Die göttliche Weisheit kommt den Menschen entgegen.
1. Verortung im Buch und in der Geschichte
„Liebt Gerechtigkeit, ihr Richter der Erde, denkt gut über den Herrn, sucht ihn mit ganzem Herzen! Denn er lässt sich finden von denen, die ihn nicht versuchen, und zeigt sich denen, die ihm nicht misstrauen.“ – direkt am Anfang des Buchs der Weisheit wird der Leser und die Leserin aufgefordert die Gerechtigkeit zu lieben und Gott zu suchen, denn er lässt sich finden. Die Könige sollen auch die Weisheit „lieben“ und „suchen“ (Weisheit 6,12), so ergibt sich eine Trias aus Gerechtigkeit, Weisheit und Gott, an der sich die Mächtigen ausrichten sollen. Und das dies keine Überforderung darstellt, verdeutlicht das Bild der Weisheit als begehrenswerte Frau, die ihren Verehrern entgegeneilt.
Kurz bevor dieses Bild entfaltet wird, redet die Weisheit die Mächtigen der Welt noch direkt an (siehe V. 1) – fordet sie auf: „Verlangt also nach meinen Worten, sehnt euch danach und ihr werdet Bildung erwerben!“. Das dies kein mühsamer Weg ist, wird auch in Weisheit 6,17-21 betont: „Sie geht selbst umher, um die zu suchen, die ihrer würdig sind; freundlich erscheint sie ihnen auf allen Wegen und kommt ihnen entgegen bei jedem Gedanken. Ihr wahrhafter Anfang ist Verlangen nach Bildung; Bemühen um Bildung aber ist Liebe. Liebe aber ist Halten ihrer Gesetze, Beachten der Gesetze sichert Unvergänglichkeit, Unvergänglichkeit aber bringt in Gottes Nähe. So führt das Verlangen nach Weisheit zur Herrschaft hinauf. Ihr Gewalthaber der Völker, wenn ihr Gefallen an Thronen und Zeptern habt, dann ehrt die Weisheit, damit ihr ewig herrscht!“ Auch hier wird deutlich, wie eng Weisheit mit der sich in den Gesetzen Gottes ausdrückenden Gerechtigkeit und seinem Willen, ja ihm selbst, zusammenhängt. Das Bild der Liebe zweier Menschen für die Beziehung zwischen der Weisheit und derjenigen, die sie suchen, wird dann in Weisheit 7-8 noch weiter ausgeführt.
2. Aufbau
Die Weisheit ist nicht nur begehrenswert (Vers 12), sondern ist stets bereit sich den Suchenden zu nähern, zu schenken (Vers 16). Diese Aussage ist der Rahmen, um die Zusage, das jedes anfängliche Bemühen um sie bereits belohnt wird (Verse 13-15), denn bereits jedes Nachsinnen über die ist „vollkommene Klugheit“.

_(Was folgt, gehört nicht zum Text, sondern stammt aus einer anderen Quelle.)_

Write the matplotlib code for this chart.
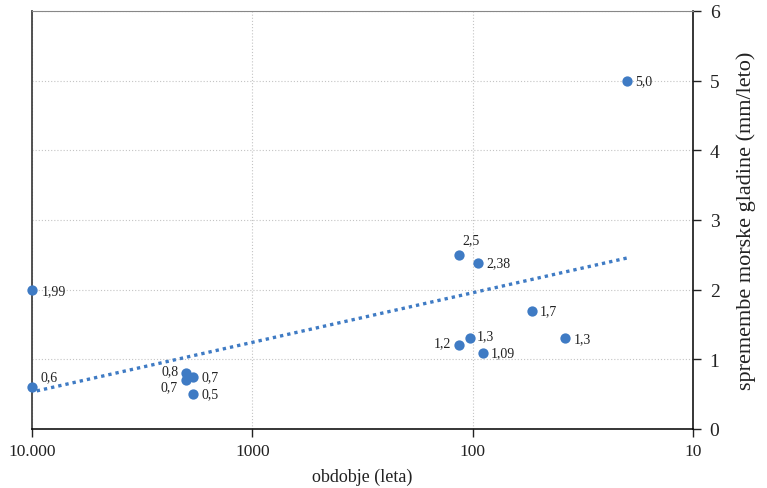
import numpy as np
import matplotlib
matplotlib.use("Agg")
import matplotlib.pyplot as plt
from matplotlib.ticker import FixedLocator, NullLocator

# data: period (years), sea level change (mm/year), shown label
periods = [10000, 10000, 2000, 2000, 1850, 1850, 115, 95, 115, 103, 90, 54, 38, 20]
rates = [1.99, 0.6, 0.8, 0.7, 0.75, 0.5, 2.5, 2.38, 1.2, 1.3, 1.09, 1.7, 1.3, 5.0]
labels = ["1,99", "0,6", "0,8", "0,7", "0,7", "0,5", "2,5", "2,38", "1,2", "1,3", "1,09", "1,7", "1,3", "5,0"]

x_ticks = [10000, 1000, 100, 10]
x_ticklabels = ["10.000", "1000", "100", "10"]
y_ticks = [0, 1, 2, 3, 4, 5, 6]

# label placement (offset in points, alignment)
label_pos = [
    (7, 0, "left", "center"),
    (6, 3, "left", "bottom"),
    (-5, 2, "right", "center"),
    (-6, -5, "right", "center"),
    (6, 0, "left", "center"),
    (6, 0, "left", "center"),
    (2, 6, "left", "bottom"),
    (6, 0, "left", "center"),
    (-6, 2, "right", "center"),
    (5, 2, "left", "center"),
    (6, 0, "left", "center"),
    (6, 0, "left", "center"),
    (6, 0, "left", "center"),
    (6, 0, "left", "center"),
]

BLUE = "#3F7BC4"
plt.rcParams['font.family'] = ['Liberation Serif', 'DejaVu Serif']

fig = plt.figure(figsize=(7.67, 4.89), dpi=100)
ax = fig.add_axes([0.0417, 0.1207, 0.8618, 0.8548])

ax.set_xscale("log")
ax.set_xlim(10000, 10)
ax.set_ylim(0, 6)

# logarithmic trend line fitted to the points
lx = np.log10(periods)
k, b = np.polyfit(lx, rates, 1)
tx = np.array([min(lx), max(lx)])
ax.plot(10 ** tx, k * tx + b, color=BLUE, lw=2.4, ls=(0, (1, 1.2)), zorder=2)

ax.scatter(periods, rates, s=55, color=BLUE, zorder=3, clip_on=False, linewidths=0)
for px, py, lab, (dx, dy, ha, va) in zip(periods, rates, labels, label_pos):
    ax.annotate(lab, (px, py), xytext=(dx, dy), textcoords="offset points",
                ha=ha, va=va, fontsize=10, color="#222222")

ax.xaxis.set_major_locator(FixedLocator(x_ticks))
ax.xaxis.set_minor_locator(NullLocator())
ax.set_xticklabels(x_ticklabels)
ax.set_yticks(y_ticks)
ax.yaxis.tick_right()
ax.yaxis.set_label_position("right")

ax.grid(True, color="#c4c4c4", ls=(0, (1, 1.8)), lw=0.8)
ax.set_axisbelow(True)

ax.spines["top"].set_color("#888888")
ax.spines["left"].set_color("#444444")
ax.spines["left"].set_linewidth(1.3)
ax.spines["right"].set_color("black")
ax.spines["bottom"].set_color("black")
ax.spines["right"].set_linewidth(1.1)
ax.spines["bottom"].set_linewidth(1.1)

ax.tick_params(axis="both", colors="#222222", length=6, width=1, direction="out")
ax.tick_params(axis="x", labelsize=12.5, pad=4)
ax.tick_params(axis="y", labelsize=14, pad=6)

ax.set_xlabel("obdobje (leta)", fontsize=13, color="#222222", labelpad=6)
ax.set_ylabel("spremembe morske gladine (mm/leto)", fontsize=16, color="#222222", labelpad=12)

fig.savefig("out.png", dpi=100)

3. Erklärung einzelner Verse
Vers 12: Die Weisheit wird als eine attraktive, nicht alternde und begehrenswerte heiratsfähige, junge Frau dargestellt - ein aus feministischer Sicht sicherlich schwieriges Bild, dass der damaligen patriarchalischen Weltsicht entspricht. Die Aussage ist, dass die Weisheit auf den ersten Blick begehrenswert und zugänglich ist.
Verse 13-14: Die Zugänglichkeit der Weisheit steht im starken Kontrast zur mühevollen Lebenserfahrung des Menschen: „Es ist umsonst, dass ihr früh aufsteht und euch spät erst niedersetzt, um das Brot der Mühsal zu essen; was recht ist, gibt der HERR denen, die er liebt, im Schlaf.“ (Psalm 127,2).
Vers 15: Klugheit ist hier sowohl als eine theoretische als auch praktische Tugend zu verstehen: „Wenn jemand Gerechtigkeit liebt, in ihren Mühen findet er die Tugenden. Denn sie lehrt Maß und Klugheit, Gerechtigkeit und Tapferkeit. Nützlicheres als diese gibt es nicht im Leben der Menschen.“ (Weisheit 8,7).
Vers 16: Unwürdig sind die Gottlosen: „Die Gottlosen aber rufen den Tod mit Taten und Worten herbei und sehnen sich nach ihm wie nach einem Freund; sie schließen einen Bund mit ihm, weil sie es verdienen, ihm zu gehören.“ (Weisheit 1,16). Würdig-Sein bedeutet die Nähe und Zugehörigkeit zu Gott. In diesem Kontext entfaltet das Bild vom „Pfad“ zwei Dimensionen. Es verweist auf die Öffentlichkeit der Weisheit – sie ist überall zu finden (siehe Sprichwörter 8,2). Zugleich verweist das Bild auf die „Lebenswege“ (siehe Weisheit 2,15).